Un peu plus important est de savoir pourquoi une loi votée le 29 Juillet parue au Journal Officiel de la République Française le 30 du même mois, comportant un article rendant cette loi applicable aux colonies, n'a été promulguée en Nouvelle-Calédonie que plus de trois mois plus tard.

Cette question, Eugène Mourot la pose dans son journal du 13 novembre :

 

" Que signifie donc le retard apporté par le gouvernement local à s'exécuter et quels peuvent en être les motifs ?

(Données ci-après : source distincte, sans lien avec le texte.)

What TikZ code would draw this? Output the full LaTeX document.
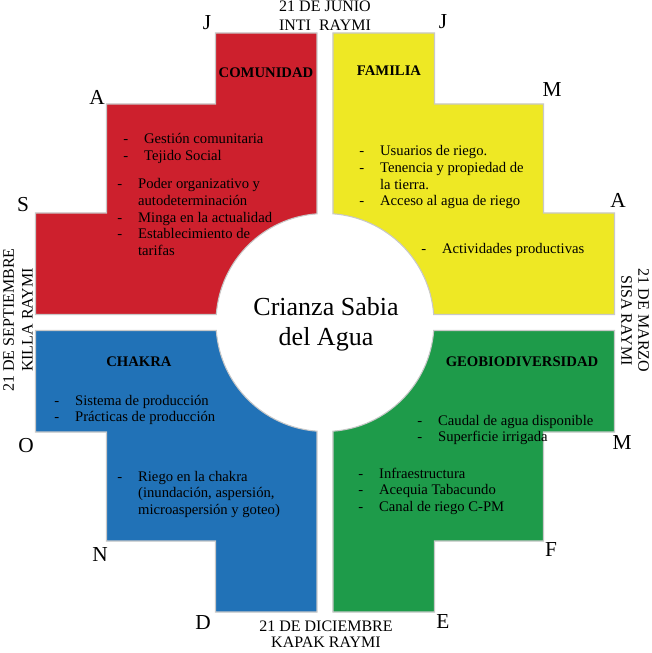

(...) Nous sommes curieux de savoir qui a pu encourir la responsabilité d'un retard si injustifié...".

 

Le responsable n'est autre que le gouverneur en personne pour qui la nouvelle loi est un "présent funeste" qu'il aurait refusé si on l'avait consulté. Selon lui, la colonie n'est pas mûre pour bénéficier de tant de libéralisme en matière de presse, la Nouvelle-Calédonie avait davantage besoin de protection et d'éducation. Courbet fondait son raisonnement sur une réalité établie sur des données chiffrées : il y avait en Nouvelle-Calédonie sept mille bagnards, trois mille libérés, quinze mille canaques illettrés et seulement mille électeurs, c'est à dire des personnes disposant de leurs droits civiques, ce qui n'était même pas le cas pour certains journalistes. La presse ne pouvait donc s'adresser pour vivre qu'à une catégorie bien définie de lecteurs qu'elle flatterait au besoin.

Par lettre du 19 mars 1862, Courbet fait connaître au ministre de la Marine et des Colonies ce qu'il appelle "les tristes effets de la loi de 1881". Sa plaidoirie est étayée d'arguments solides et se conclut par une demande d'abolition dans la colonie de la loi du 29 juillet 1861.

Le ministre, Jauréguiberry, s'il se montra impressionné par la communication du gouverneur, refusa cependant tout net de le suivre dans cette voie :

 

" Mais quels moyens, écrit-il, avons-nous de revenir en arrière ? C'est un sentiment libéral qui inspire cette loi. Il faut s'en accommoder, la loi doit être obéie. Il convient de compter sur l'opinion publique pour avoir raison en fin de compte des excès de plume et de parole".

 

Le ministre avait raison, mais il négligeait un fait important qui vraisemblablement lui échappait, c'est qu'en Nouvelle-Calédonie, éloignée de tout, vivait une population restreinte qui cherchait des moyens d'échapper à un certain ennui et trouverait dans les polémiques de presse une attraction séduisante. En un premier temps, l'opinion publique serait donc presque fatalement favorable à une presse satirique, incisive, voire même une mauvaise presse à ragots mais une presse qui contribuât à secouer l'indifférence de lecteurs guettés par une nonchalance née de la douceur de vivre dans une colonie qui commençait à recouvrer une certaine prospérité après l'orage de la fin des années 1870.